The 300-bed men’s shelter in South Salt Lake has yet to open, but all women have been moved out of The Road Home. There is space for 200 women in the Geraldine E. King Women’s Resource Center on 700 South and 40 at the newly opened Gail Miller Resource Center on Paramount Avenue.
While partners behind the shift previously had deflected concerns about space, they acknowledged the deficit earlier this year. They have argued that under the new model — which focuses on directing people into housing, treatment programs or care facilities rather than using emergency shelter as a default — there will be a stronger emphasis on diverting people away from homelessness as well as on using capacity among multiple service providers in the county and beyond as needed.
The programs and case management services available at the new resource centers might keep people there for a bit longer compared with the downtown shelter, Flynn said. As the client turnover rate drops, it makes sense that providers initially would experience a space crunch, she said.
In the long run, though, the more robust service model should ease the strain on the system by helping people exit homelessness once and for all, she said. At the same time, homeless providers are working on contingency plans in case St. Vincent is full to make sure people don’t end up on the street during the bitter cold, Flynn said. They have not finalized any specific strategy at this point.

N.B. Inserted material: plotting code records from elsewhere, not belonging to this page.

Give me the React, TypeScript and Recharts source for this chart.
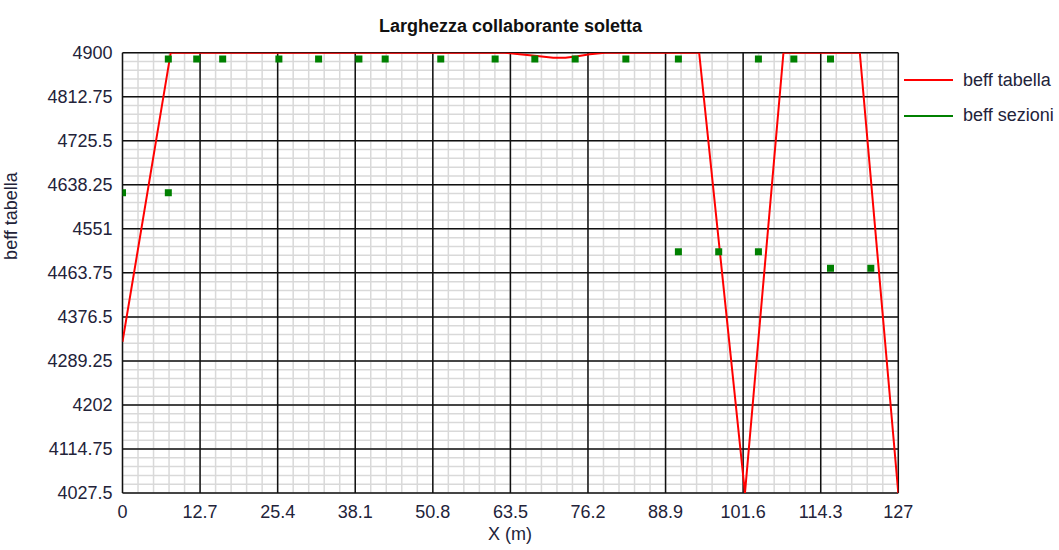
import { ComposedChart, Line, Scatter, XAxis, YAxis, CartesianGrid } from 'recharts';

// beff tabella (linea rossa)
const tabellaX = [0, 7.9, 62.6, 65, 67.5, 70.5, 72.5, 74.5, 76.5, 79, 94.4, 101.9, 108.2, 120.7, 127];
const tabellaY = [4327, 4900, 4900, 4897, 4894, 4890, 4890, 4893, 4897, 4900, 4900, 4027.5, 4900, 4900, 4027.5];

// beff sezioni (punti verdi)
const sezioniX = [
  0, 7.5, 7.5, 12.15, 16.4, 25.6, 32.1, 38.7, 43, 52.1, 61, 67.5, 74.1, 82.4, 91, 91,
  97.6, 104.1, 104.1, 109.9, 115.9, 115.9, 122.5,
];
const sezioniY = [
  4622.5, 4622.5, 4887.5, 4887.5, 4887.5, 4887.5, 4887.5, 4887.5, 4887.5, 4887.5, 4887.5, 4887.5,
  4887.5, 4887.5, 4887.5, 4505.5, 4505.5, 4887.5, 4505.5, 4887.5, 4887.5, 4472.8, 4472.8,
];

const xTicks = [0, 12.7, 25.4, 38.1, 50.8, 63.5, 76.2, 88.9, 101.6, 114.3, 127];
const yTicks = [4027.5, 4114.75, 4202, 4289.25, 4376.5, 4463.75, 4551, 4638.25, 4725.5, 4812.75, 4900];

const X_MIN = 0;
const X_MAX = 127;
const Y_MIN = 4027.5;
const Y_MAX = 4900;

const tabellaData = tabellaX.map((x, i) => ({ x, y: tabellaY[i] }));
const sezioniData = sezioniX.map((x, i) => ({ x, y: sezioniY[i] }));

// griglia secondaria: 5 suddivisioni per intervallo principale
const SUB = 50;

const FONT = '"Liberation Sans", Arial, sans-serif';
const TEXT = '#23233a';

const Square = (props: any) => {
  const { cx, cy } = props;
  return <rect x={cx - 3.5} y={cy - 3.5} width={7} height={7} fill="#008000" />;
};

const minorVertical = ({ offset }: any) => {
  const out: number[] = [];
  for (let i = 0; i <= SUB; i++) out.push(offset.left + (offset.width * i) / SUB);
  return out;
};
const minorHorizontal = ({ offset }: any) => {
  const out: number[] = [];
  for (let i = 0; i <= SUB; i++) out.push(offset.top + (offset.height * i) / SUB);
  return out;
};
const majorVertical = ({ offset }: any) =>
  xTicks.map((v) => offset.left + (offset.width * (v - X_MIN)) / (X_MAX - X_MIN));
const majorHorizontal = ({ offset }: any) =>
  yTicks.map((v) => offset.top + (offset.height * (Y_MAX - v)) / (Y_MAX - Y_MIN));

export default function App() {
  return (
    <div
      style={{
        position: 'absolute',
        left: 0,
        top: 0,
        width: 1059,
        height: 550,
        background: '#fff',
        fontFamily: FONT,
      }}
    >
      <div
        style={{
          position: 'absolute',
          left: 122.5,
          width: 776,
          top: 16,
          textAlign: 'center',
          fontSize: 18,
          fontWeight: 'bold',
          color: '#111',
        }}
      >
        Larghezza collaborante soletta
      </div>

      <ComposedChart
        width={1059}
        height={550}
        margin={{ top: 52.7, right: 160.7, bottom: 0, left: 22.5 }}
      >
        <CartesianGrid
          stroke="#d9d9d9"
          strokeWidth={1.5}
          verticalCoordinatesGenerator={minorVertical}
          horizontalCoordinatesGenerator={minorHorizontal}
        />
        <CartesianGrid
          stroke="#111"
          strokeWidth={1.5}
          verticalCoordinatesGenerator={majorVertical}
          horizontalCoordinatesGenerator={majorHorizontal}
        />
        <XAxis
          type="number"
          dataKey="x"
          domain={[X_MIN, X_MAX]}
          ticks={xTicks}
          height={57}
          axisLine={false}
          tickLine={false}
          tickMargin={6}
          tick={{ fontSize: 18, fill: TEXT, fontFamily: FONT }}
          allowDataOverflow
          label={{
            content: () => (
              <text x={510} y={540} textAnchor="middle" fontSize={18} fill={TEXT} fontFamily={FONT}>
                X (m)
              </text>
            ),
          }}
        />
        <YAxis
          type="number"
          dataKey="y"
          domain={[Y_MIN, Y_MAX]}
          ticks={yTicks}
          width={100}
          axisLine={false}
          tickLine={false}
          tickMargin={4}
          tick={{ fontSize: 18, fill: TEXT, fontFamily: FONT }}
          allowDataOverflow
          label={{
            content: () => (
              <text
                transform="translate(17, 216) rotate(-90)"
                textAnchor="middle"
                fontSize={18}
                fill={TEXT}
                fontFamily={FONT}
              >
                beff tabella
              </text>
            ),
          }}
        />
        <Line
          data={tabellaData}
          dataKey="y"
          type="linear"
          stroke="#ff0000"
          strokeWidth={2}
          dot={false}
          activeDot={false}
          isAnimationActive={false}
        />
        <Scatter data={sezioniData} shape={Square} isAnimationActive={false} />
      </ComposedChart>

      <div style={{ position: 'absolute', left: 904, top: 67, fontSize: 18, color: TEXT }}>
        {[
          { name: 'beff tabella', color: '#ff0000' },
          { name: 'beff sezioni', color: '#008000' },
        ].map((item) => (
          <div key={item.name} style={{ display: 'flex', alignItems: 'center', height: 26, marginBottom: 9.5 }}>
            <div style={{ width: 49, height: 2, background: item.color, marginRight: 10 }} />
            <span>{item.name}</span>
          </div>
        ))}
      </div>
    </div>
  );
}
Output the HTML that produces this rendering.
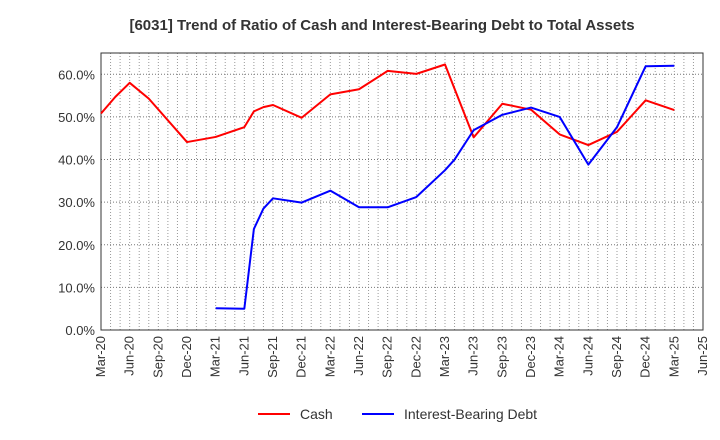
<!DOCTYPE html>
<html><head><meta charset="utf-8"><style>
body{margin:0;background:#fff;}
svg{display:block;font-family:"Liberation Sans",sans-serif;}
</style></head><body>
<svg id="chart" width="720" height="440">
<text x="382" y="30" text-anchor="middle" font-size="15" font-weight="bold" fill="#333">[6031]  Trend of Ratio of Cash and Interest-Bearing Debt to Total Assets</text>
<g id="grid"></g><g id="axes"></g><g id="series"></g>
<g>
<line x1="258" y1="414" x2="290" y2="414" stroke="#f00" stroke-width="2"/>
<text x="300" y="419" font-size="14" fill="#333">Cash</text>
<line x1="362" y1="414" x2="394" y2="414" stroke="#00f" stroke-width="2"/>
<text x="404" y="419" font-size="14" fill="#333">Interest-Bearing Debt</text>
</g>
</svg>
<script>
const xTickLabels=["Mar-20","Jun-20","Sep-20","Dec-20","Mar-21","Jun-21","Sep-21","Dec-21","Mar-22","Jun-22","Sep-22","Dec-22","Mar-23","Jun-23","Sep-23","Dec-23","Mar-24","Jun-24","Sep-24","Dec-24","Mar-25","Jun-25"];
const yTicks=[0,10,20,30,40,50,60];
const cashMonths=[0,1.5,3,5,9,12,15,16,17,18,21,24,27,30,33,36,39,42,45,48,51,54,57,60];
const cashValues=[50.8,54.7,58.0,54.3,44.1,45.3,47.6,51.3,52.3,52.8,49.8,55.3,56.5,60.8,60.1,62.3,45.2,53.1,51.7,45.9,43.4,46.5,53.9,51.6];
const debtMonths=[12,15,16,17,18,21,24,27,30,33,36,37,39,42,45,48,51,54,57,60];
const debtValues=[5.1,5.0,23.7,28.5,30.9,29.9,32.7,28.8,28.8,31.2,37.5,40.0,46.9,50.5,52.2,50.0,38.8,47.6,61.9,62.0];
const L=101,R=703,T=53,B=330,maxM=63,maxY=65;
const xs=m=>L+(R-L)*m/maxM, ys=v=>B-(B-T)*v/maxY;
const NS="http://www.w3.org/2000/svg";
function mk(t,a,p){const e=document.createElementNS(NS,t);for(const k in a)e.setAttribute(k,a[k]);p.appendChild(e);return e;}
const grid=document.getElementById('grid'),axes=document.getElementById('axes'),series=document.getElementById('series');
for(let m=1;m<maxM;m++){const l=mk('line',{x1:xs(m),x2:xs(m),y1:T,y2:B,stroke:'#999','stroke-width':1,'stroke-dasharray':'1,2'},grid);

}
yTicks.forEach(v=>{const l=mk('line',{x1:L,x2:R,y1:ys(v),y2:ys(v),stroke:'#777','stroke-width':1,'stroke-dasharray':'1,2'},grid);


const t=mk('text',{x:L-6,y:ys(v)+5,'text-anchor':'end','font-size':13,fill:'#333'},axes);
t.textContent=v.toFixed(1)+'%';

});
const box=mk('rect',{x:L,y:T,width:R-L,height:B-T,fill:'none',stroke:'#333','stroke-width':1},axes);


xTickLabels.forEach((s,i)=>{const x=xs(i*3);const t=mk('text',{x:x+4,y:B+6,'text-anchor':'end','font-size':13,fill:'#333',transform:`rotate(-90 ${x+4} ${B+6})`},axes);
t.textContent=s;

});
function line(ms,vs,c,n){const p=mk('polyline',{points:ms.map((m,i)=>xs(m)+','+ys(vs[i])).join(' '),fill:'none',stroke:c,'stroke-width':2,'stroke-linejoin':'round'},series);

}
line(cashMonths,cashValues,'#f00','cash-line');
line(debtMonths,debtValues,'#00f','debt-line');
</script>
</body></html>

But the stakes are high, Tibbitts said, noting that individuals stuck outdoors during the winter months are at greater risk of frostbite and other health risks.
“There are about 100 people who die outdoors in our state every year," he said, “and obviously if we increase the number of people sleeping outside in the cold, that number is not going to go down.”
Providers and officials should make sure that — when St. Vincent de Paul is once again dedicated to overflow from the men’s shelter — there are enough motel vouchers for homeless women who need a place to sleep, Tibbitts said.
‘Tons of perks'
About $60,000 in state funding is available for handing out motel vouchers to homeless individuals, said Davis. Salt Lake City also kicks in some aid, and the state is prepared to make more money available for the vouchers if the need arises, she said.
“There will be more," she said. “We’re determining that as we move along.”
Kathy Bray, president and CEO of Volunteers of America, Utah, said motel vouchers typically go to clients who are on the path to permanent housing and who are working with case managers.
Providers are perhaps seeing record numbers of clients because homeless women are more comfortable staying in the small resource centers than at The Road Home’s shelter, said Bray, whose nonprofit is running the women-only facility. To cope with that influx, the VOA plans to rely on St. Vincent for now and use a small number of motel vouchers later on if there’s no room in the resource centers, she said.
“Hopefully we’ll just keep the flow moving,” she said. “We’ll see what happens with the numbers as the winter plays out.”
St. Clair, who has been homeless for a little over a year and a half, said she plans to keep trying to get a bed at the new homeless resource centers — she doesn’t see many other options.
“I’m sure once you get in there, there’s tons of perks to it, you know?” she said. "Eating every day and not having to go to everywhere, that would make things easier. Free laundry. I could see how it would be great, but I’m just on the outside of that right now.”